>> START

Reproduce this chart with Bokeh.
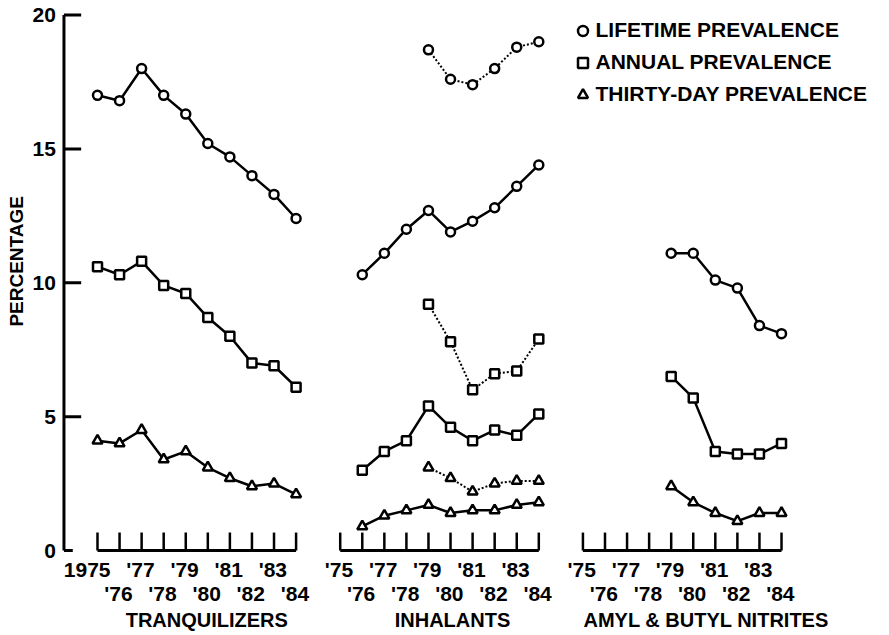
import math
from bokeh.plotting import figure
from bokeh.models import Range1d, Legend, LegendItem
from bokeh.core.properties import value
from bokeh.embed import file_html
from bokeh.resources import INLINE

# ---------------- data ----------------
years = [1975, 1976, 1977, 1978, 1979, 1980, 1981, 1982, 1983, 1984]
years_inhal = [1976, 1977, 1978, 1979, 1980, 1981, 1982, 1983, 1984]
years_adj = [1979, 1980, 1981, 1982, 1983, 1984]

tranq_life = [17.0, 16.8, 18.0, 17.0, 16.3, 15.2, 14.7, 14.0, 13.3, 12.4]
tranq_annual = [10.6, 10.3, 10.8, 9.9, 9.6, 8.7, 8.0, 7.0, 6.9, 6.1]
tranq_30day = [4.1, 4.0, 4.5, 3.4, 3.7, 3.1, 2.7, 2.4, 2.5, 2.1]

inhal_life = [10.3, 11.1, 12.0, 12.7, 11.9, 12.3, 12.8, 13.6, 14.4]
inhal_annual = [3.0, 3.7, 4.1, 5.4, 4.6, 4.1, 4.5, 4.3, 5.1]
inhal_30day = [0.9, 1.3, 1.5, 1.7, 1.4, 1.5, 1.5, 1.7, 1.8]

inhal_adj_life = [18.7, 17.6, 17.4, 18.0, 18.8, 19.0]
inhal_adj_annual = [9.2, 7.8, 6.0, 6.6, 6.7, 7.9]
inhal_adj_30day = [3.1, 2.7, 2.2, 2.5, 2.6, 2.6]

nitr_life = [11.1, 11.1, 10.1, 9.8, 8.4, 8.1]
nitr_annual = [6.5, 5.7, 3.7, 3.6, 3.6, 4.0]
nitr_30day = [2.4, 1.8, 1.4, 1.1, 1.4, 1.4]

groups = ["TRANQUILIZERS", "INHALANTS", "AMYL & BUTYL NITRITES"]
group_offset = [0, 11, 22]          # slot of each panel on the shared x scale
y_ticks = [0, 5, 10, 15, 20]
y_tick_labels = ["0", "5", "10", "15", "20"]
odd_labels = [["1975", "'77", "'79", "'81", "'83"],
              ["'75", "'77", "'79", "'81", "'83"],
              ["'75", "'77", "'79", "'81", "'83"]]
even_labels = ["'76", "'78", "'80", "'82", "'84"]
legend_labels = ["LIFETIME PREVALENCE", "ANNUAL PREVALENCE", "THIRTY-DAY PREVALENCE"]

# ---------------- styling / layout ----------------
FONT = value("Liberation Sans")
INK = "black"
AXIS_X = -1.52

p = figure(width=889, height=635, output_backend="svg", toolbar_location=None,
           x_range=Range1d(-4.396, 35.894), y_range=Range1d(-3.1746, 20.542),
           x_axis_location=None, y_axis_location=None, min_border=0,
           outline_line_color=None, background_fill_color="white",
           border_fill_color="white")
p.grid.visible = False


def xs_for(yrs, off):
    return [y - years[0] + off for y in yrs]


def series(yrs, vals, off, marker, size, dash="solid", lw=2.5):
    xs = xs_for(yrs, off)
    p.line(xs, vals, line_color=INK, line_width=lw, line_dash=dash,
           line_join="round")
    return p.scatter(xs, vals, marker=marker, size=size, fill_color="white",
                     line_color=INK, line_width=2.5)


r_life = series(years, tranq_life, group_offset[0], "circle", 9)
r_ann = series(years, tranq_annual, group_offset[0], "square", 9)
r_30 = series(years, tranq_30day, group_offset[0], "triangle", 10)

series(years_inhal, inhal_life, group_offset[1], "circle", 9)
series(years_inhal, inhal_annual, group_offset[1], "square", 9)
series(years_inhal, inhal_30day, group_offset[1], "triangle", 10)
series(years_adj, inhal_adj_life, group_offset[1], "circle", 9, dash="2 2", lw=2)
series(years_adj, inhal_adj_annual, group_offset[1], "square", 9, dash="2 2", lw=2)
series(years_adj, inhal_adj_30day, group_offset[1], "triangle", 10, dash="2 2", lw=2)

series(years_adj, nitr_life, group_offset[2], "circle", 9)
series(years_adj, nitr_annual, group_offset[2], "square", 9)
series(years_adj, nitr_30day, group_offset[2], "triangle", 10)

# ---- y axis ----
p.segment(x0=[AXIS_X], y0=[y_ticks[0]], x1=[AXIS_X], y1=[y_ticks[-1]],
          line_color=INK, line_width=3)
p.segment(x0=[AXIS_X] * 4, y0=y_ticks[1:], x1=[AXIS_X + 0.78] * 4, y1=y_ticks[1:],
          line_color=INK, line_width=3)
p.segment(x0=[AXIS_X], y0=[0], x1=[AXIS_X + 0.4], y1=[0],
          line_color=INK, line_width=3)
p.text(x=[AXIS_X] * len(y_ticks), y=y_ticks, text=y_tick_labels,
       x_offset=-8, text_align="right", text_baseline="middle",
       text_font=FONT, text_font_style="bold", text_font_size="21px",
       text_color=INK)
p.text(x=[AXIS_X], y=[10.8], text=["PERCENTAGE"], x_offset=-47,
       angle=math.pi / 2, text_align="center", text_baseline="middle",
       text_font=FONT, text_font_style="bold", text_font_size="19px",
       text_color=INK)

# ---- x tick groups ----
title_shift = [10, 13, 24]
for gi, off in enumerate(group_offset):
    tx = xs_for(years, off)
    p.segment(x0=[tx[0]], y0=[0], x1=[tx[-1]], y1=[0], line_color=INK,
              line_width=3)
    p.segment(x0=tx, y0=[0] * len(tx), x1=tx, y1=[0.67] * len(tx),
              line_color=INK, line_width=2.5)
    p.text(x=tx[0::2], y=[0] * 5, text=odd_labels[gi], x_offset=13, y_offset=19,
           text_align="right", text_baseline="middle", text_font=FONT,
           text_font_style="bold", text_font_size="21px", text_color=INK)
    p.text(x=tx[1::2], y=[0] * 5, text=even_labels, x_offset=13, y_offset=43,
           text_align="right", text_baseline="middle", text_font=FONT,
           text_font_style="bold", text_font_size="21px", text_color=INK)
    p.text(x=[(tx[0] + tx[-1]) / 2], y=[0], text=[groups[gi]],
           x_offset=title_shift[gi], y_offset=69, text_align="center",
           text_baseline="middle", text_font=FONT, text_font_style="bold",
           text_font_size="20px", text_color=INK)

# ---- legend ----
legend = Legend(items=[LegendItem(label=legend_labels[0], renderers=[r_life]),
                       LegendItem(label=legend_labels[1], renderers=[r_ann]),
                       LegendItem(label=legend_labels[2], renderers=[r_30])],
                location=(569.5, 528.5), orientation="vertical",
                glyph_width=25, glyph_height=25, spacing=7, padding=0, margin=0,
                label_standoff=1, label_text_font="Liberation Sans",
                label_text_font_style="bold", label_text_font_size="21px",
                label_text_color=INK, label_text_baseline="middle",
                border_line_alpha=0, background_fill_alpha=0)
p.add_layout(legend)

open("out.html", "w").write(file_html(p, INLINE))
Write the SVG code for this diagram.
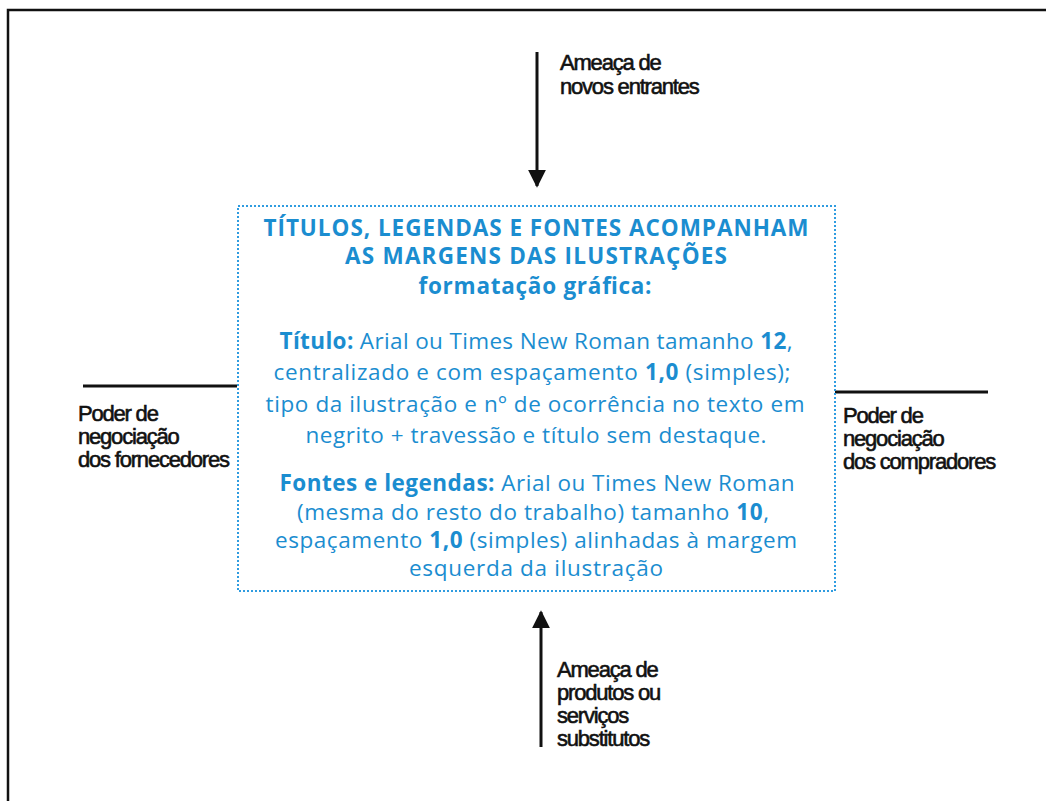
<svg xmlns="http://www.w3.org/2000/svg" width="1046" height="801" viewBox="0 0 1046 801">
<style>
.lbl{font-family:"Liberation Sans",Arial,sans-serif;font-size:22px;letter-spacing:-1.2px;fill:#111;stroke:#111;stroke-width:0.6}
.bx{font-family:"Open Sans","Noto Sans",sans-serif;fill:#1b8dd0;text-anchor:middle}
.hd{font-size:22.5px;font-weight:bold}
.bd{font-size:22.5px}
.b{font-weight:bold}
.ln{stroke:#111;stroke-width:3;fill:none}
</style>
<defs>
<marker id="ah" viewBox="0 0 10 10" refX="9" refY="5" markerWidth="6" markerHeight="6.5" markerUnits="strokeWidth" orient="auto">
<path d="M0,0 L10,5 L0,10 z" fill="#111"/>
</marker>
</defs>
<rect width="1046" height="801" fill="#fff"/>
<g id="frame">
<path d="M8,801 V10 H1046" fill="none" stroke="#111" stroke-width="2.5"/>
</g>
<g id="connectors">
<line class="ln" x1="537" y1="52" x2="537" y2="186" marker-end="url(#ah)"/>
<line class="ln" x1="541" y1="747" x2="541" y2="612" marker-end="url(#ah)"/>
<line class="ln" x1="83" y1="386" x2="237" y2="386"/>
<line class="ln" x1="835" y1="392" x2="988" y2="392"/>
</g>
<g id="center">
<rect x="238" y="206" width="597" height="385" fill="none" stroke="#2f9ce0" stroke-width="2" stroke-dasharray="2,2"/>
<text class="bx hd" x="536" y="236" textLength="545">TÍTULOS, LEGENDAS E FONTES ACOMPANHAM</text>
<text class="bx hd" x="536" y="264" textLength="382">AS MARGENS DAS ILUSTRAÇÕES</text>
<text class="bx hd" x="535" y="294" textLength="233">formatação gráfica:</text>
<text class="bx bd" x="536" y="349" textLength="513"><tspan class="b">Título:</tspan> Arial ou Times New Roman tamanho <tspan class="b">12</tspan>,</text>
<text class="bx bd" x="532" y="380" textLength="517">centralizado e com espaçamento <tspan class="b">1,0</tspan> (simples);</text>
<text class="bx bd" x="535" y="412" textLength="539">tipo da ilustração e nº de ocorrência no texto em</text>
<text class="bx bd" x="536" y="443" textLength="461">negrito + travessão e título sem destaque.</text>
<text class="bx bd" x="537" y="491" textLength="515"><tspan class="b">Fontes e legendas:</tspan> Arial ou Times New Roman</text>
<text class="bx bd" x="533" y="520" textLength="472">(mesma do resto do trabalho) tamanho <tspan class="b">10</tspan>,</text>
<text class="bx bd" x="536" y="548" textLength="522">espaçamento <tspan class="b">1,0</tspan> (simples) alinhadas à margem</text>
<text class="bx bd" x="536" y="576" textLength="254">esquerda da ilustração</text>
</g>
<g id="top-label">
<text class="lbl" x="560" y="70">Ameaça de</text>
<text class="lbl" x="560" y="94">novos entrantes</text>
</g>
<g id="left-label">
<text class="lbl" x="78" y="421">Poder de</text>
<text class="lbl" x="78" y="444">negociação</text>
<text class="lbl" x="78" y="467">dos fornecedores</text>
</g>
<g id="right-label">
<text class="lbl" x="843" y="423">Poder de</text>
<text class="lbl" x="843" y="446">negociação</text>
<text class="lbl" x="843" y="469">dos compradores</text>
</g>
<g id="bottom-label">
<text class="lbl" x="557" y="677">Ameaça de</text>
<text class="lbl" x="557" y="700">produtos ou</text>
<text class="lbl" x="557" y="723">serviços</text>
<text class="lbl" x="557" y="746">substitutos</text>
</g>
</svg>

>> END

## REQUIRED WORK
Repeat only what lies between the start of the data and the end of the line containing "years_adj = [1979, 1980, 1981, 1982, 1983, 1984]", exactly, with pictures left out.

## SOLUTION
Reproduce this chart with Bokeh.
import math
from bokeh.plotting import figure
from bokeh.models import Range1d, Legend, LegendItem
from bokeh.core.properties import value
from bokeh.embed import file_html
from bokeh.resources import INLINE

# ---------------- data ----------------
years = [1975, 1976, 1977, 1978, 1979, 1980, 1981, 1982, 1983, 1984]
years_inhal = [1976, 1977, 1978, 1979, 1980, 1981, 1982, 1983, 1984]
years_adj = [1979, 1980, 1981, 1982, 1983, 1984]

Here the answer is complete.